Un film utile pour tout apprenti scénariste

Si Ant-Man et la Guêpe: Quantumania a bien un avantage, c’est d’énumérer une grande partie de tout ce qui fait défaut dans les productions grand public actuelles. Car outre la suspension d’incrédulité consentie, le film souffre de facilités d’écritures trop lourdes pour être acceptées. Les héros semblent perdus? Un phénomène sorti du chapeau vient les sauver (concept appelé le Deus ex machina). Une situation est trop dramatique? On ajoute une blague pour détendre l’atmosphère. Au final, même l’apparition d’un antagoniste attendu des fans est tellement absurde et ridicule que l’on a l’impression d’assister à une parodie.

Ant-Man and the Wasp Quantumania © Marvel Studios

Mais si le film est ainsi construit, c’est également parce qu’il manque cruellement un auteur à sa tête. Peyton Reed, le réalisateur de la trilogie Ant-Man est en effet ce qu’on appelle communément un «yes man». Ayant débuté par des comédies légères (La Rupture en 2006 et, ironiquement, Yes Man en 2009), l’homme est un faiseur qui suit la direction du studio sans construire une cohérence visuelle dans son œuvre ni imposer une vraie patte.
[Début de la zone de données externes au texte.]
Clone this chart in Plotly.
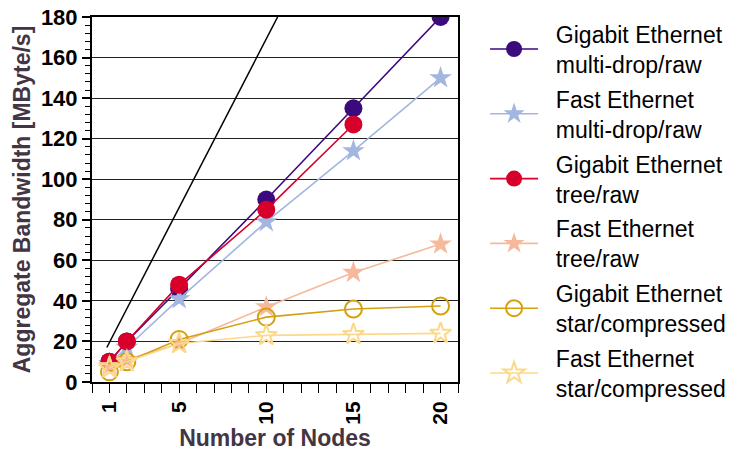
import plotly.graph_objects as go

nodes = [1, 2, 5, 10, 15, 20]
gig_multidrop = [10, 20, 46, 90, 135, 180]
fast_multidrop = [9, 17, 41, 79, 114, 150]
tree_nodes = [1, 2, 5, 10, 15]
gig_tree = [10, 20, 48, 85, 127]
fast_tree = [8, 11, 19, 37, 54, 68]
gig_star = [5, 10, 21, 32, 36, 37.5]
fast_star = [7, 10, 19, 23, 23.5, 24]
ideal_x = [0.85, 10.65]
ideal_y = [17, 180]
x_tick_vals = [1, 5, 10, 15, 20]

fig = go.Figure()

fig.add_trace(go.Scatter(x=ideal_x, y=ideal_y, mode="lines",
                         line=dict(color="black", width=1.5), showlegend=False,
                         hoverinfo="skip"))

pad = "\u00a0\u00a0"
series = [
    ("Gigabit Ethernet<br>multi-drop/raw", nodes, gig_multidrop, "#3b0a7c", "circle", 18),
    ("Fast Ethernet<br>multi-drop/raw", nodes, fast_multidrop, "#a3b6e0", "star", 17),
    ("Gigabit Ethernet<br>tree/raw", tree_nodes, gig_tree, "#d6002b", "circle", 18),
    ("Fast Ethernet<br>tree/raw", nodes, fast_tree, "#f6b99c", "star", 17),
    ("Gigabit Ethernet<br>star/compressed", nodes, gig_star, "#d4a010", "circle-open", 17),
    ("Fast Ethernet<br>star/compressed", nodes, fast_star, "#fcd88a", "star-open", 16),
]

for i, (name, xs, ys, color, sym, size) in enumerate(series):
    label = pad + name.replace("<br>", "<br>" + pad)
    fig.add_trace(go.Scatter(
        x=xs, y=ys, name=label, mode="lines+markers", legendgroup=f"g{i}",
        line=dict(color=color, width=1.6),
        marker=dict(color=color, symbol=sym, size=size,
                    line=dict(color=color, width=2 if "open" in sym else 0)),
    ))

fig.update_layout(
    width=730, height=454,
    margin=dict(l=92, r=272, t=17, b=72, autoexpand=False),
    paper_bgcolor="white", plot_bgcolor="white",
    font=dict(family="Liberation Sans, Arial, sans-serif", color="black"),
    legend=dict(x=1.074, y=1.012, xanchor="left", yanchor="top",
                font=dict(size=23, color="black"),
                tracegroupgap=2, itemwidth=48, bgcolor="rgba(0,0,0,0)",
                maxheight=454),
    showlegend=True,
)

fig.update_xaxes(
    range=[0, 21], tickvals=x_tick_vals, ticks="outside", ticklen=9, tickwidth=1.2,
    tickcolor="black", tickangle=-90, automargin=False, ticklabeloverflow="allow",
    tickfont=dict(size=21, weight="bold", color="black"),
    minor=dict(dtick=1, tick0=0, ticks="outside", ticklen=9, tickwidth=1.2, tickcolor="black", showgrid=False),
    showline=True, linecolor="black", linewidth=2, mirror=True,
    showgrid=False, zeroline=False,
    title=dict(text="Number of Nodes", font=dict(size=23, weight="bold", color="#433543"), standoff=4),
)
fig.update_yaxes(
    range=[0, 180], dtick=20, ticks="outside", ticklen=8, tickwidth=1.5, tickcolor="black",
    automargin=False, ticklabeloverflow="allow",
    tickfont=dict(size=22, weight="bold", color="black"),
    minor=dict(dtick=4, ticks="outside", ticklen=5, tickwidth=1.2, tickcolor="black", showgrid=False),
    showline=True, linecolor="black", linewidth=2, mirror=True,
    showgrid=True, gridcolor="#222222", gridwidth=1, zeroline=False,
    title=dict(text="Aggregate Bandwidth [MByte/s]", font=dict(size=23, weight="bold", color="#433543"), standoff=4),
)

fig.write_html("out.html", config={"displayModeBar": False},
               post_script="document.body.style.margin='0';")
Le film se résume donc à une bouillie d’effets spéciaux aux incrustations laides et ses comédiens (pourtant tous bons sur le papier) sont à la ramasse. Seuls sont à sauver Jonathan Majors et William Jackson Harper, que l’on voit ramer avec leur partition et Paul Rudd, dont le timing comique permet de sauver une ou deux blagues.

C’est donc un film pauvre et inintéressant que nous propose Marvel pour ce début 2023. Constat d’autant plus regrettable que celui-ci ouvre la «phase cinq» du studio, qu’il présente un dernier arrivé important parmi les antagonistes ainsi qu’un nouveau monde, et qu’il sert probablement à installer le futur de la franchise, qu’on espère pourtant terminée.